My script so far is:
webFile = urllib.urlopen(currURL)
This way, I can work with the file. However, when I try to store the file (in webFile
), I only get a link to the socket. Another solution I tried was to use read()
webFile = urllib.urlopen(currURL).read()
However this seems to remove the formating (\n
, \t
etc) are removed.
If I open the file like this:
webFile = urllib.urlopen(currURL)
I can read it line by line:
for line in webFile:
print line
This will should result in:
"this"
"is"
"a"
"textfile"
But I get:
't'
'h'
'i'
...
I wish to get the file on my computer, but maintain the format at the same time.
You should use readlines() to read entire line:
response = urllib.urlopen(currURL)
lines = response.readlines()
for line in lines:
.
.
But, i strongly recommend you to use requests
library.
Link here http://docs.python-requests.org/en/latest/
This is because you iterate over a string. And that will result in character for character printing.
Why not save the whole file at once?
import urllib
webf = urllib.urlopen('http://stackoverflow.com/questions/32971752/python-read-file-from-web-site-url')
txt = webf.read()
f = open('destination.txt', 'w+')
f.write(txt)
f.close()
If you really want to loop over the file line for line use txt = webf.readlines()
and iterate over that.
If you're just trying to save a remote file to your local server as part of a python script, you could use the PycURL library to download and save it without parsing it.

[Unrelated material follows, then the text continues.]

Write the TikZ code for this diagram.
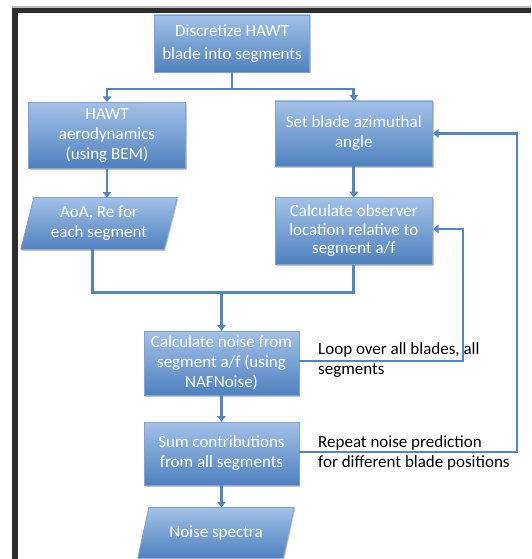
\documentclass[tikz,border=0pt]{standalone}
\usepackage{fontspec}
\setmainfont{Carlito}
\usetikzlibrary{arrows.meta,shadows,calc}
\definecolor{boxtop}{RGB}{162,193,232}
\definecolor{boxbot}{RGB}{79,129,191}
\definecolor{boxedge}{RGB}{125,163,212}
\definecolor{conncol}{RGB}{84,133,192}
\definecolor{framedark}{RGB}{45,45,45}
\definecolor{framegray}{RGB}{190,190,190}
\pgfdeclarelayer{bg}
\pgfsetlayers{bg,main}
\tikzset{
  boxfill/.style={top color=boxtop, bottom color=boxbot, draw=boxedge, line width=0.8pt,
    drop shadow={shadow xshift=1pt, shadow yshift=-1.5pt, fill=black, opacity=0.22}},
  boxfont/.style={font=\fontsize{17}{20}\selectfont},
  procbox/.style={rectangle, boxfill, text=white, align=center, inner sep=0pt, boxfont},
  iotext/.style={rectangle, text=white, align=center, inner sep=0pt, boxfont},
  conn/.style={draw=conncol, line width=2.8pt},
  arr/.style={conn, -{Triangle[width=8.5pt,length=5.5pt]}},
  lbl/.style={text=black, align=left, anchor=west, inner sep=0pt, boxfont}
}
\begin{document}
\begin{tikzpicture}[x=1pt,y=-1pt]
\useasboundingbox (0,0) rectangle (531,559);
% nodes
\node[procbox, minimum width=155.5pt, minimum height=57pt, font=\fontsize{17}{22.5}\selectfont] (disc) at (232,43.5) {Discretize HAWT\\blade into segments};
\node[procbox, minimum width=157pt, minimum height=66pt] (hawt) at (107,135.3) {HAWT\\aerodynamics\\(using BEM)};
\node[procbox, minimum width=157.6pt, minimum height=65pt] (setb) at (353.8,133.5) {Set blade azimuthal\\angle};
\node[iotext, minimum width=143pt, minimum height=51.3pt] (aoa) at (99,223.4) {AoA, Re for\\each segment};
\node[procbox, minimum width=157.6pt, minimum height=66.8pt, font=\fontsize{17}{18.5}\selectfont] (obs) at (353.8,231) {Calculate observer\\location relative to\\segment a/f};
\node[procbox, minimum width=155pt, minimum height=64pt] (noise) at (221.5,363) {Calculate noise from\\segment a/f (using\\NAFNoise)};
\node[procbox, minimum width=155pt, minimum height=63pt] (sum) at (221.5,453.5) {Sum contributions\\from all segments};
\node[iotext, minimum width=145pt, minimum height=50.4pt] (spec) at (216,532.8) {Noise spectra};
\node[lbl] (lblA) at (318,360) {Loop over all blades, all\\segments};
\node[lbl] (lblB) at (318,453) {Repeat noise prediction\\for different blade positions};
% background: frame and parallelograms
\begin{pgfonlayer}{bg}
  \fill[white] (0,0) rectangle (531,559);
  \fill[framegray] (12,6.5) rectangle (531,8.2);
  \fill[framedark] (12,8) rectangle (531,13);
  \fill[framedark] (12,8) rectangle (18,559);
  \path[boxfill] ([xshift=6.5pt]aoa.north west) -- ([xshift=6.5pt]aoa.north east) -- ([xshift=-6.5pt]aoa.south east) -- ([xshift=-6.5pt]aoa.south west) -- cycle;
  \path[boxfill] ([xshift=5.5pt]spec.north west) -- ([xshift=5.5pt]spec.north east) -- ([xshift=-5.5pt]spec.south east) -- ([xshift=-5.5pt]spec.south west) -- cycle;
\end{pgfonlayer}
% connectors
\coordinate (split) at (232,89);
\draw[conn] (disc.south) -- (split);
\draw[arr] (split) -| (hawt.north);
\draw[arr] (split) -| (setb.north);
\draw[arr] (hawt.south) -- (hawt.south |- aoa.north);
\draw[arr] (setb.south) -- (obs.north);
\coordinate (merge) at (221.5,292.6);
\draw[conn] ([xshift=-6.5pt]aoa.south) |- (merge) -| (obs.south);
\draw[arr] (merge) -- (noise.north);
\draw[arr] (noise.south) -- (sum.north);
\draw[arr] (sum.south) -- (sum.south |- spec.north);
\coordinate (loopA) at (463,300);
\coordinate (loopB) at (517,300);
\draw[arr] ([yshift=2pt]noise.east) -| (loopA) |- ([yshift=2pt]obs.east);
\draw[arr] ([yshift=1.5pt]sum.east) -| (loopB) |- (setb.east);
\end{tikzpicture}
\end{document}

More info here - http://pycurl.sourceforge.net
Alternatively, if you want to read and then write the output, I think you've just got the methods out of sequence. Try the following:
# Assign the open file to a variable
webFile = urllib.urlopen(currURL)
# Read the file contents to a variable
file_contents = webFile.read()
print(file_contents)
> This will be the file contents
# Then write to a new local file
f = open('local file.txt', 'w')
f.write(file_contents)
If neither applies, please update the question to clarify.